Come sempre accade quando c’è un’innovazione di tale portata, c’è anche un po’ di confusione, soprattutto per quanto riguarda i nuovi strumenti disponibili. Puoi illustrare i più interessanti?
Per aiutarvi a trovare il bandolo della matassa, vi propongo tre delle applicazioni più promettenti di “AI for recruiting”. La prima si chiama AI for candidate sourcing è una tecnologia che cerca online informazioni relative al profilo professionale delle persone (per esempio curriculum, portfolio o profili social media) per intercettare quei candidati passivi che possano rispecchiare i criteri di selezione.

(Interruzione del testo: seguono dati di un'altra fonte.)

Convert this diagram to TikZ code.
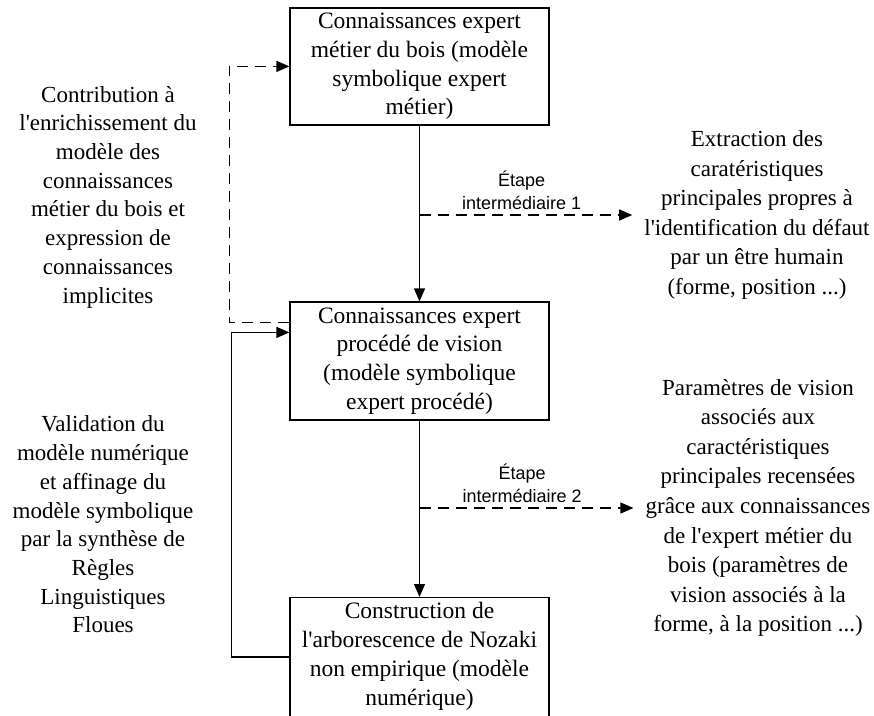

In sostanza, qui parliamo di controllo della reputazione dei candidati. Hai nulla per la fase di selezione?
Sì, per le fasi di reclutamento che implicano grossi volumi, come quelli atti a coprire ruoli nel retail o customer service, la maggior parte del personale non ha il tempo necessario per passare al vaglio le migliaia di CV ricevuti per le posizioni aperte e serve quindi un aiuto. “AI for screening” è uno strumento ideato per automatizzare il processo di selezione dei CV dei candidati. Questa tipologia di screening software intelligente aggiunge funzionalità all’ATS (Application Tracking System) impiegando informazioni di post-assunzione, che riguardano per esempio prestazioni e turnover, in modo da creare una serie di “raccomandazioni” per l’assunzione di nuovi candidati.

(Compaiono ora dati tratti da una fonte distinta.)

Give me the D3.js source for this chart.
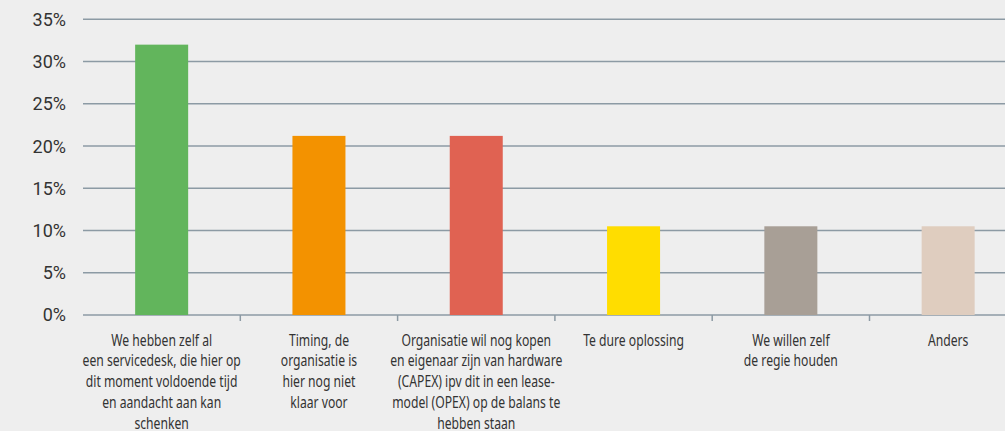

In questo modo si può automatizzare un’attività ripetitiva e non fondamentale, consentendo ai recruiter di focalizzarsi su attività prioritarie. Che cosa mi dici invece del matching per trovare le corrispondenze migliori?
Trovare le corrispondenze migliori può divenire un compito ancora più arduo dei precedenti. Per questo segnalo “AI for candidate matching”. Gli algoritmi analizzano diverse fonti di dati – come per esempio tratti della personalità dei candidati, capacità e indicazioni legate a stipendio e package – per eseguire una valutazione automatica dei candidati in conformità con i criteri impostati.
Questo funziona anche su LinkedIn?
Certo, nella sostanza succede già: un’offerta di lavoro in LinkedIn mette in relazione le competenze della job description con quelle dei candidati sulla base di quanto indicato sui loro profili LinkedIn. I talent marketplace utilizzano algoritmi per trovare tali relazioni all’interno della loro comunità di candidati per le posizioni aperte. Questi marketplace, in genere, soddisfano criteri specifici relativi alle competenze del candidato, come possono essere le capacità di sviluppo software o gli skill in area commerciale.
Insomma, il ruolo del recruiter sta cambiando: certamente molti automatismi possono essere delegati alle macchine, che fungono da suggeritori, ma la parte più difficile, e forse la più bella, quella del contatto e relazione e con i candidati, quella probabilmente non cambierà mai.